Mishandling medications can be incredibly dangerous. Especially if the person handling them has no business handling them in the first place. A Kentucky doctor is learning the consequences of this the hard way. He is being suspended from practicing medicine, among other things, because he allowed his wife to handle vaccines.

Dr. Paul E. McLaughlin was been placed on immediate probation, and is being made to pay a $5,000 fine in agreement with the Kentucky Board of Medical Licensure. He was delegating responsibilities, including handling vaccines, to his wife who doesn't have a medical license. His decision to do so contributed to a "public health crisis."

Location Vaccination, a private company owned by McLaughlin's wife, was hired last year during flu season to administer vaccines. They were working with adult employees across Kentucky, Ohio, and Indiana at their places of work. Earlier this year, the the Kentucky Department of Public Health was alerted to McLaughlin's vaccines and flagged them as a public health threat. People receiving the vaccines were complaining of swelling, tenderness and hard lumps at the injection site of the shot. The public health officials say this is likely due to improper handling of the vaccines.

As people started complaining to the McLaughlin's, the wife began to prescribe antibiotics and steroids. But she was taking all the “medically appropriate” steps, which could have had dire consequences. She wasn't looking into their medical histories or understanding anything about them as individuals, which could kill someone who is immune compromised or allergic to something.

Between November and December 2018, the Centers for Disease Control and the Clark County Health Department in Kentucky received complaints. People who had gotten their flu shots were complaining about nodules at the site of their injections. No other doctors could figure out where they were coming from or how to treat them. Then the state health department got notice from patients saying Dr. McLaughlin's wife had contacted them about free antibiotics.
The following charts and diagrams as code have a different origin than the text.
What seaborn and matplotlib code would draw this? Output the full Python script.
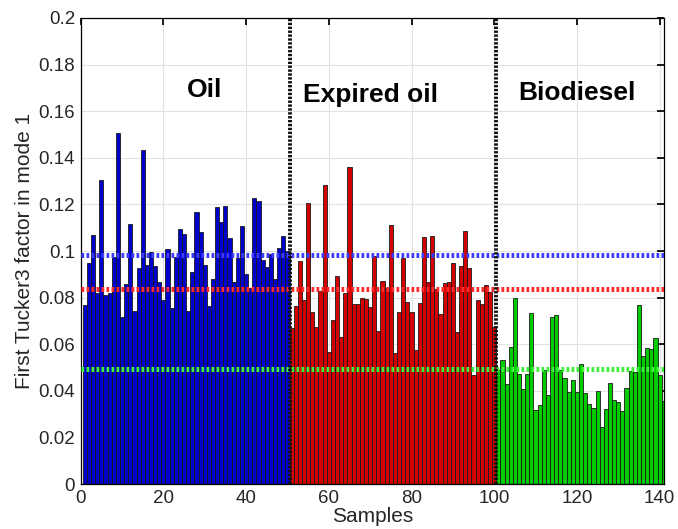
#!/usr/bin/env python3
"""
First Tucker3 factor (mode 1) per sample, coloured by sample class,
with class limit lines and class dividers.
"""

import numpy as np
import pandas as pd
import matplotlib
matplotlib.use("Agg")
import matplotlib.pyplot as plt
from matplotlib.ticker import FuncFormatter
import seaborn as sns

# Bar values, one list per class
oil = [
    0.0770, 0.0947, 0.1070, 0.0818, 0.1305, 0.0812, 0.0818, 0.0976, 0.1505, 0.0718,
    0.0857, 0.1118, 0.0743, 0.0928, 0.1433, 0.0940, 0.0995, 0.0937, 0.0868, 0.0790,
    0.1010, 0.0756, 0.0973, 0.1095, 0.1075, 0.0742, 0.0910, 0.1166, 0.1083, 0.0938,
    0.0764, 0.0881, 0.1187, 0.1126, 0.1193, 0.1054, 0.0866, 0.0969, 0.1107, 0.0900,
    0.0840, 0.1226, 0.1216, 0.0961, 0.0931, 0.0986, 0.0881, 0.1011, 0.1066, 0.1000,
]
expired_oil = [
    0.0671, 0.0764, 0.0957, 0.0790, 0.1207, 0.0738, 0.0672, 0.0828, 0.1283, 0.0565,
    0.0704, 0.0894, 0.0631, 0.0821, 0.1362, 0.0771, 0.0773, 0.0800, 0.0793, 0.0761,
    0.0979, 0.0657, 0.0873, 0.0840, 0.1110, 0.0564, 0.0740, 0.0971, 0.0780, 0.0740,
    0.0575, 0.0777, 0.1062, 0.0868, 0.1064, 0.0837, 0.0728, 0.0861, 0.0868, 0.0947,
    0.0651, 0.0937, 0.1087, 0.0928, 0.0470, 0.0788, 0.0771, 0.0854, 0.0825, 0.0673,
]
biodiesel = [
    0.0490, 0.0532, 0.0428, 0.0590, 0.0800, 0.0471, 0.0406, 0.0472, 0.0732, 0.0317,
    0.0339, 0.0489, 0.0382, 0.0718, 0.0724, 0.0489, 0.0456, 0.0395, 0.0446, 0.0396,
    0.0514, 0.0392, 0.0342, 0.0328, 0.0399, 0.0245, 0.0320, 0.0433, 0.0360, 0.0350,
    0.0313, 0.0411, 0.0484, 0.0481, 0.0770, 0.0548, 0.0582, 0.0578, 0.0625, 0.0468,
    0.0355,
]

groups = ["Oil", "Expired oil", "Biodiesel"]
class_limits = [0.0985, 0.0835, 0.0495]
dividers = [50.5, 100.5]
label_x = [30, 70, 120]
label_y = [0.169, 0.167, 0.168]

bar_colors = ["#0000cc", "#d40000", "#00cc00"]
line_colors = ["#3c3cff", "#ff2a2a", "#3cf03c"]

values = oil + expired_oil + biodiesel
df = pd.DataFrame({
    "sample": np.arange(1, len(values) + 1),
    "value": values,
    "group": ["Oil"] * len(oil) + ["Expired oil"] * len(expired_oil)
             + ["Biodiesel"] * len(biodiesel),
})

sns.set_theme(style="white")
plt.rcParams["font.family"] = ["Liberation Sans", "DejaVu Sans"]

fig, ax = plt.subplots(figsize=(6.78, 5.29), dpi=100)
fig.subplots_adjust(left=0.119, right=0.979, bottom=0.085, top=0.966)

ax.grid(True, color="#e2e2e2", linewidth=0.8)
ax.set_axisbelow(True)

sns.barplot(
    data=df, x="sample", y="value", hue="group", hue_order=groups,
    palette=bar_colors, saturation=1, native_scale=True, dodge=False, width=1.0,
    edgecolor="#1a1a1a", linewidth=0.6, errorbar=None, legend=False,
    ax=ax, zorder=2,
)

# class limit lines
for lim, col in zip(class_limits, line_colors):
    ax.axhline(lim, color=col, linestyle=(0, (0.55, 0.45)), linewidth=3.6, zorder=3)

# class dividers
for xv in dividers:
    ax.axvline(xv, color="#101010", linestyle=(0, (0.6, 0.4)), linewidth=2.8, zorder=4)

for name, tx, ty in zip(groups, label_x, label_y):
    ax.text(tx, ty, name, ha="center", va="center", fontsize=19,
            fontweight="bold", color="black", zorder=5)

ax.set_xlim(0, len(values))
ax.set_ylim(0, 0.2)
ax.set_xticks(np.arange(0, 141, 20))
ax.set_yticks(np.arange(0, 0.2001, 0.02))
ax.yaxis.set_major_formatter(FuncFormatter(lambda v, _: f"{round(v, 2):g}"))

ax.tick_params(direction="in", top=True, right=True, length=5,
               labelsize=13.5, color="black", pad=4)
for side in ax.spines.values():
    side.set_color("black")
    side.set_linewidth(0.9)

ax.set_xlabel("Samples", fontsize=15, labelpad=0)
ax.set_ylabel("First Tucker3 factor in mode 1", fontsize=15, labelpad=3)

plt.savefig("out.png", dpi=100)
plt.close()
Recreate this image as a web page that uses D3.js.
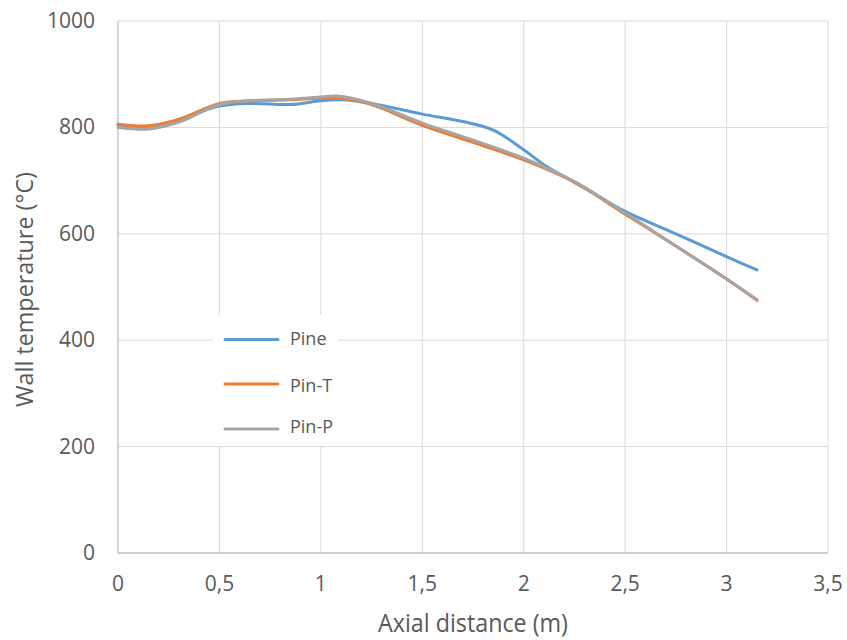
<!DOCTYPE html>
<html><head><meta charset="utf-8">
<script src="https://cdn.jsdelivr.net/npm/d3@7/dist/d3.min.js"></script>
<style>
body{margin:0;background:#fff;}
text{font-family:"Open Sans",sans-serif;fill:#595959;}
</style></head><body>
<svg id="c" width="847" height="640"></svg>
<script>
const pineX = [0, 0.15, 0.3, 0.5, 0.65, 0.85, 1.0, 1.1, 1.25, 1.5, 1.7, 1.85, 2.0, 2.1, 2.3, 2.5, 2.75, 3.0, 3.15];
const pineY = [805, 802, 815, 840, 845, 843, 850, 852, 845, 825, 811, 795, 758, 730, 686, 642, 600, 557, 532];
const pinTX = [0, 0.15, 0.3, 0.5, 0.65, 0.85, 1.0, 1.1, 1.25, 1.5, 1.75, 2.0, 2.25, 2.5, 2.75, 3.0, 3.15];
const pinTY = [806, 803, 815, 845, 850, 852, 855, 855, 843, 804, 772, 739, 697, 637, 577, 515, 475];
const pinPX = [0, 0.15, 0.3, 0.5, 0.65, 0.85, 1.0, 1.08, 1.25, 1.5, 1.75, 2.0, 2.25, 2.5, 2.75, 3.0, 3.15];
const pinPY = [800, 797, 810, 843, 850, 853, 857, 859, 845, 808, 776, 742, 698, 639, 577, 515, 476];
const xTicks = [0, 0.5, 1, 1.5, 2, 2.5, 3, 3.5];
const yTicks = [0, 200, 400, 600, 800, 1000];
const seriesNames = ["Pine", "Pin-T", "Pin-P"];
const seriesColors = ["#5B9BD5", "#ED7D31", "#A5A5A5"];

const svg = d3.select("#c");
const x = d3.scaleLinear().domain([0, 3.5]).range([118, 828]);
const y = d3.scaleLinear().domain([0, 1000]).range([553, 21]);
const fmt = d => String(d).replace(".", ",");

// gridlines
svg.append("g").selectAll("line").data(yTicks.filter(d => d > 0)).join("line")
  .attr("x1", x(0)).attr("x2", x(3.5)).attr("y1", d => y(d)).attr("y2", d => y(d))
  .attr("stroke", "#d9d9d9").attr("stroke-width", 1);
svg.append("g").selectAll("line").data(xTicks.filter(d => d > 0)).join("line")
  .attr("x1", d => x(d)).attr("x2", d => x(d)).attr("y1", y(0)).attr("y2", y(1000))
  .attr("stroke", "#d9d9d9").attr("stroke-width", 1);

// axes lines
svg.append("line").attr("x1", x(0)).attr("x2", x(0)).attr("y1", y(0)).attr("y2", y(1000))
  .attr("stroke", "#bfbfbf").attr("stroke-width", 1.3);
svg.append("line").attr("x1", x(0)).attr("x2", x(3.5)).attr("y1", y(0)).attr("y2", y(0))
  .attr("stroke", "#bfbfbf").attr("stroke-width", 1.3);

// tick labels
svg.append("g").selectAll("text").data(yTicks).join("text")
  .attr("x", 95).attr("y", d => y(d) + 7).attr("text-anchor", "end")
  .style("font-size", "21px").text(d => d);
svg.append("g").selectAll("text").data(xTicks).join("text")
  .attr("x", d => x(d)).attr("y", 591).attr("text-anchor", "middle")
  .style("font-size", "21px").text(fmt);

// axis titles
svg.append("text").attr("x", 378).attr("y", 632)
  .attr("textLength", 190).attr("lengthAdjust", "spacingAndGlyphs")
  .style("font-size", "25px").text("Axial distance (m)");
svg.append("text").attr("transform", "translate(33,407) rotate(-90)")
  .attr("textLength", 235).attr("lengthAdjust", "spacingAndGlyphs")
  .style("font-size", "24px").text("Wall temperature (°C)");

// legend background
const legend = svg.append("g");
legend.append("rect").attr("x", 213).attr("y", 315).attr("width", 125).attr("height", 131).attr("fill", "#fff");

// series
const data = [
  pineX.map((v, i) => [v, pineY[i]]),
  pinTX.map((v, i) => [v, pinTY[i]]),
  pinPX.map((v, i) => [v, pinPY[i]])
];
const line = d3.line().x(d => x(d[0])).y(d => y(d[1])).curve(d3.curveCatmullRom.alpha(0.5));
svg.append("g").selectAll("path").data(data).join("path")
  .attr("d", line).attr("fill", "none")
  .attr("stroke", (d, i) => seriesColors[i]).attr("stroke-width", 3)
  .attr("stroke-linecap", "round").attr("stroke-linejoin", "round");

// legend entries
const ly = [339.5, 384, 429];
const lb = [345, 392, 433];
seriesNames.forEach((n, i) => {
  legend.append("line").attr("x1", 225).attr("x2", 278).attr("y1", ly[i]).attr("y2", ly[i])
    .attr("stroke", seriesColors[i]).attr("stroke-width", 3).attr("stroke-linecap", "round");
  legend.append("text").attr("x", 290).attr("y", lb[i])
    .style("font-size", "18px").text(n);
});
</script>
</body></html>
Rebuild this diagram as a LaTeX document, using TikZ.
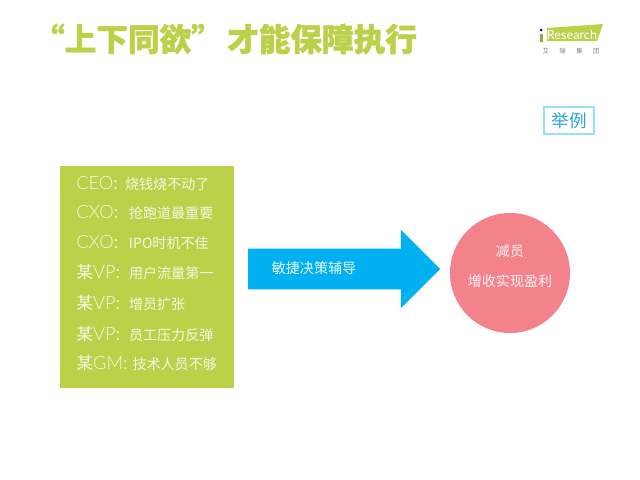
\documentclass[tikz,border=0pt]{standalone}
\usepackage{fontspec}
\setmainfont{Noto Sans CJK SC}
\newfontfamily\latinlight{Lato Light}
\newfontfamily\latinplain{Lato}
\newfontfamily\titlefont[BoldFeatures={FakeBold=1.5}]{Noto Sans CJK SC}
\definecolor{leaf}{HTML}{BBD14A}
\definecolor{sky}{HTML}{00B0F0}
\definecolor{rose}{HTML}{F4828A}
\definecolor{tagblue}{HTML}{2AA5DC}
\usetikzlibrary{shapes.arrows}
% 1px = 0.71pt on the page
\newcommand{\who}[3]{\makebox[#1pt][l]{{\fontsize{13}{13}\latinlight #2}\hspace{-1pt}：}#3}
\newcommand{\mou}{{\normalfont\fontsize{12}{12}\selectfont 某}}

\begin{document}
\begin{tikzpicture}
[x=0.025cm,y=-0.025cm,
panel/.style={fill=leaf,minimum width=4.35cm,minimum height=5.55cm,inner sep=0pt},
line/.style={anchor=west,inner sep=0pt,text=white,text opacity=0.85,font=\fontsize{10}{10}\selectfont},
light/.style={inner sep=0pt,text=white,text opacity=0.9,font=\fontsize{10}{10}\selectfont},
decision/.style={shape=single arrow,fill=sky,minimum height=4.8cm,minimum width=1.95cm,single arrow head extend=0.475cm,single arrow head indent=0pt,inner xsep=0pt,inner ysep=0.5cm},
result/.style={circle,fill=rose,minimum width=3cm,inner sep=0pt}]
\useasboundingbox (0,0) rectangle (640,480);
\node[inner sep=0pt,text=leaf,font=\fontsize{22.5}{22.5}\titlefont\bfseries] (title) at (225,39) {“上下同欲”\hspace{3pt}才能保障执行};
% logo
\fill[leaf] (547,28) -- (603,24) -- (597,41) -- (547,41) -- cycle;
\fill[blue!60!black] (541,30) circle (1.5);
\fill[leaf!80!black] (540,34) rectangle (543,42);
\node[inner sep=0pt,text=white,font=\fontsize{9}{9}\latinplain] (brand) at (572,35) {Research};
\node[inner sep=0pt,text=black!50,font=\fontsize{4.5}{4.5}\selectfont] (group) at (571,51) {艾\hspace{7.5pt}瑞\hspace{7.5pt}集\hspace{7.5pt}团};
\node[draw=sky!40,line width=1pt,text=tagblue,minimum width=1.25cm,minimum height=0.67cm,inner sep=0pt,font=\fontsize{12.5}{12.5}\selectfont] (tag) at (569,120.5) {举例};
\node[panel] (box) at (147,277) {};
\node[line] (l1) at (76,184) {\who{34.7}{CEO}{烧钱烧不动了}};
\node[line] (l2) at (76,213) {\who{37.5}{CXO}{抢跑道最重要}};
\node[line] (l3) at (76,243) {\who{37.5}{CXO}{IPO时机不佳}};
\node[line] (l4) at (76,272) {\who{37.5}{\mou VP}{用户流量第一}};
\node[line] (l5) at (76,303) {\who{37.5}{\mou VP}{增员扩张}};
\node[line] (l6) at (76,334) {\who{37.5}{\mou VP}{员工压力反弹}};
\node[line] (l7) at (76,363) {\who{40}{\mou GM}{技术人员不够}};
\node[decision] (arrow) at (334,269) {};
\node[light] (arrowtext) at (314,268) {敏捷决策辅导};
\node[result] (goal) at (510,273) {};
\node[light] (cut) at (510,251) {减员};
\node[light] (profit) at (510,281) {增收实现盈利};
\end{tikzpicture}
\end{document}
When he was called before the medical board in June 2019, he denied all allegations. “While some patients reported reactions to vaccines … there has been no determination that these reactions were anything other than well-recognized side effects associated with most vaccines,” says McLaughlin's lawyer, Tracy Prewitt.

As apart of his probation, he must attend ethics training, hours of medical training, and write up a plan on how to properly store vaccines. No word if his wife is receiving any sort of punishment.